Records from a dataset —
[start]
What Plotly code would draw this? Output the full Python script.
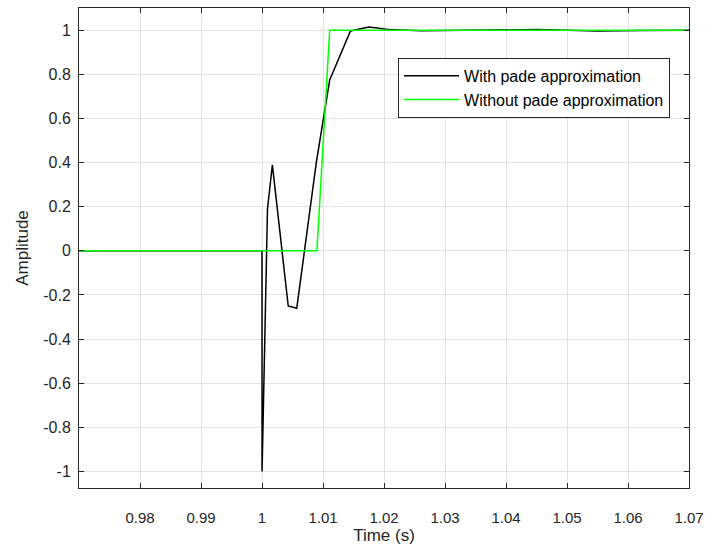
import plotly.graph_objects as go

# With pade approximation (black)
t_pade = [0.97, 1.0, 1.00001, 1.0009, 1.0017, 1.0043, 1.0057, 1.0089, 1.0111, 1.0145,
          1.0175, 1.021, 1.026, 1.032, 1.038, 1.045, 1.050, 1.055, 1.062, 1.07]
y_pade = [0.0, 0.0, -1.0, 0.19, 0.39, -0.25, -0.26, 0.40, 0.775, 0.997,
          1.015, 1.003, 0.998, 0.999, 1.0, 1.003, 1.0, 0.997, 0.999, 1.0]

# Without pade approximation (green)
t_nopade = [0.97, 1.009, 1.0111, 1.07]
y_nopade = [0.0, 0.0, 1.0, 1.0]

x_ticks = [0.98, 0.99, 1.0, 1.01, 1.02, 1.03, 1.04, 1.05, 1.06, 1.07]
x_ticklabels = ["0.98", "0.99", "1", "1.01", "1.02", "1.03", "1.04", "1.05", "1.06", "1.07"]
y_ticks = [-1, -0.8, -0.6, -0.4, -0.2, 0, 0.2, 0.4, 0.6, 0.8, 1]
y_ticklabels = ["-1", "-0.8", "-0.6", "-0.4", "-0.2", "0", "0.2", "0.4", "0.6", "0.8", "1"]

FONT = "Liberation Sans, Arial"
TXT = "#262626"

fig = go.Figure()
fig.add_trace(go.Scatter(x=t_pade, y=y_pade, mode="lines", name="With pade approximation",
                         line=dict(color="black", width=1.5)))
fig.add_trace(go.Scatter(x=t_nopade, y=y_nopade, mode="lines", name="Without pade approximation",
                         line=dict(color="#00ff00", width=1.5)))

axis_common = dict(
    showline=True, linecolor=TXT, linewidth=1, mirror="ticks",
    ticks="inside", ticklen=5, tickcolor=TXT,
    showgrid=True, gridcolor="#e3e3e3", gridwidth=1, zeroline=False,
)

fig.update_xaxes(range=[0.97, 1.07], tickvals=x_ticks, ticktext=x_ticklabels,
                 ticklabelstandoff=16, tickfont=dict(family=FONT, size=15, color=TXT),
                 title=dict(text="Time (s)", font=dict(family=FONT, size=17, color=TXT), standoff=3),
                 **axis_common)
fig.update_yaxes(range=[-1.075, 1.101], tickvals=y_ticks, ticktext=y_ticklabels,
                 ticklabelstandoff=4, tickfont=dict(family=FONT, size=16, color=TXT),
                 title=dict(text="Amplitude", font=dict(family=FONT, size=17, color=TXT), standoff=10),
                 **axis_common)

fig.update_layout(
    width=705, height=550,
    margin=dict(l=79, r=16, t=8, b=62, autoexpand=False),
    plot_bgcolor="white", paper_bgcolor="white",
    legend=dict(x=0.523, y=0.896, xanchor="left", yanchor="top",
                bgcolor="white", bordercolor=TXT, borderwidth=1,
                font=dict(family=FONT, size=16, color="black"),
                tracegroupgap=0, itemwidth=55),
    showlegend=True,
)

fig.write_html("out.html")
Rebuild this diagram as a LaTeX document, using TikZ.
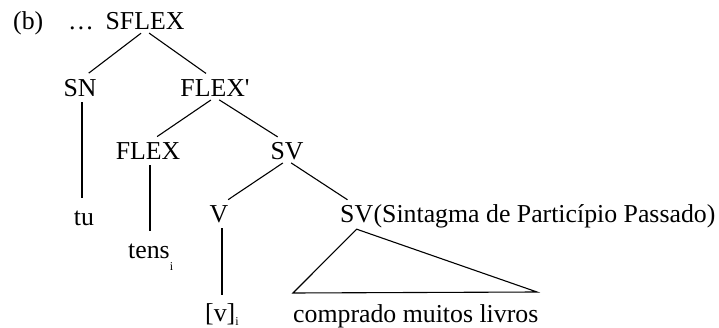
[end]
Directive — Your task is to repeat the opening line of the entries above and each line after it, ending with the line that has "import plotly.graph_objects as go". Do not include the pictures.

Task response —
What Plotly code would draw this? Output the full Python script.
import plotly.graph_objects as go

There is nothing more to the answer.